世界経済評論IMPACT(世界経済評論インパクト)

No.2789
世界経済評論IMPACT No.2789

歴史的視座に見る東欧の一次産品問題

宮川典之

(岐阜聖徳学園大学 教授)

2022.12.19

 2022年は早くも年末を迎えようとしている。この年はロシアによるウクライナ侵攻に端を発するウクライナ・ロシア戦争の話題に明け暮れたといっても過言ではあるまい。いまなお幾多のマスメディアは,この問題を重要な論点のひとつとして取り上げ続けている。ところで本コラムでは,やや視点を代えてロシアを含む東欧において歴史を動かした一次産品について回顧してみたい。

 ロシアは現在周知のように,原油と天然ガスといった燃料エネルギー系の一次産品を,政治経済取引のための対外的戦略ツールとして用いている。そうしたやり方が,西欧諸国に重大な脅威を与えていることは明らかである。また別のコラムですでに論じたことがあるが,ロシア産の原油と天然ガス部門の周囲にはいわゆるロシア固有のオリガルヒーが巣くっている。言うなればかれらの存在は,政治経済学で論じられるレントシーカーの化身なのだ。広い視野に立てば,ロシアに内在するこの問題は,一種の「資源の呪い」として捉えられなくもない。どうやら国家指導者プーチンとの関係がぎくしゃくしているようにも伝えられている。ロシア国内の勢力関係がこの先どうなるかは不明である。

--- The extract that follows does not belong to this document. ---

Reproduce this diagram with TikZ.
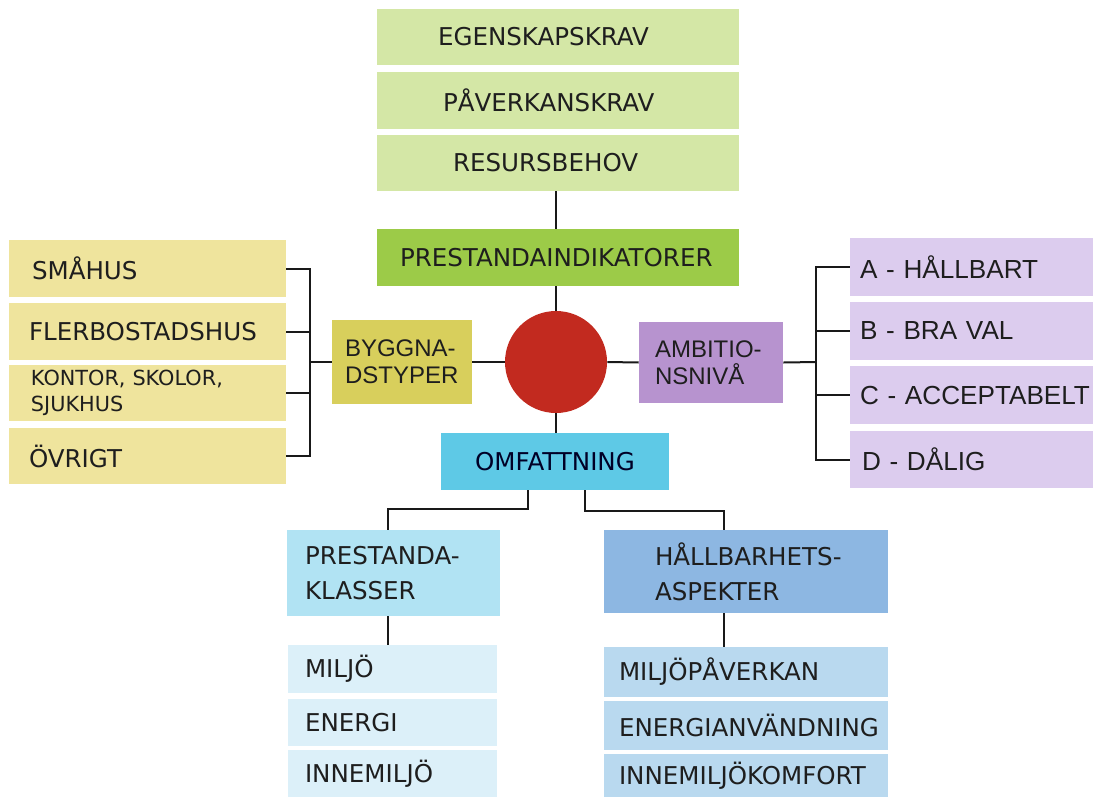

 ところでこの戦争に関連して取りざたされているもうひとつの重要な一次産品がある。すなわち小麦・ライ麦・およびトウモロコシなど穀物がそれである。ウクライナの穀倉地帯が戦争によって甚大な被害を受けた。その結果,ほんらいウクライナからアフリカをはじめとして途上国一般へ供給されていた穀物が行きわたらなくなってしまった。そのような事態が続くとなれば,関連する途上国では居住民の生命が危機的状態に晒されかねない。事実,この問題も国際経済を揺るがしかねない深刻な懸念のひとつになっている。

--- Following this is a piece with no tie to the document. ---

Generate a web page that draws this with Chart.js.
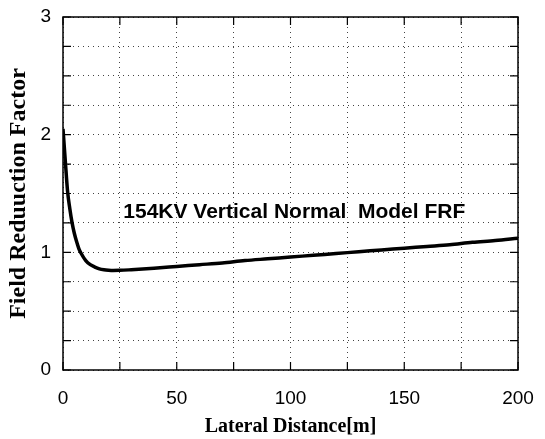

 さらに穀物がらみの話なのだが,15~17世紀にかけてドイツのエルベ川以東ではじょじょに穀物栽培が盛んになってエルベ川以西への輸出が増加し,その結果当該地域では,封建領主の権限が大きくなり,封建制度が根深いものになっていった。そのことを歴史家は再販農奴制と呼んでいる。つまりこの地域では封建領主であるとともに封土の経営も担っていた。そのような階層はユンカーとして知られる。かのビスマルクも代表的なユンカーであった。それはちょっとした余談だが,歴史上問題なのは,エルベ川以西ではじょじょに毛織物に代表される工業製品を多く製造するようになり東欧へ輸出した。その結果,西欧では近代資本主義が発展してゆく。つまり社会階層の分化が進行し,資本主義的発展が具体化していった。それに対してエルベ川以東の東欧では,身分格差をともなう封建制度が深化し,多くの人が経済発展の恩恵を受けるといった事態からいよいよ遠ざかっていったのである。つまりその後の東欧の経済的後進性は,そのような事情が見られたことに起因しているのではなかろうか。

 さらに北ドイツの諸都市において結成されていたハンザ同盟の時代,エルベ川以東からポーランドやその周縁のロシア地方では,穀物(ライ麦・大麦・小麦・燕麦)や船舶用木材,さらにはクロテンやシロテンおよびビーバーなどの動物の毛皮および蜜蝋などが主要産品だったことも知られている。ハンザ同盟はノヴゴロドに商館を置いて,これら主要産品(とくに毛皮と蜜蝋)をあつかったが,1478年にモスクワ公国のイヴァン3世によって破壊されてしまう。

 かくして時空間を飛び越えて一次産品を中心に東欧地域を見てきた。18世紀末から19世紀初頭にかけてロシアではピョートル大帝の近代化の試みが見られたとはいえ,筆者にはこの地域の経済構造的性質はいまなお変わっていないように見える。これは言い過ぎとの誹りを免れないかもしれないが,北欧や西欧とは異なりこの地域においては,一部地域を除いて産業構造を高度化もしくは多様化しようという気概に欠けるところがあるのではないだろうか。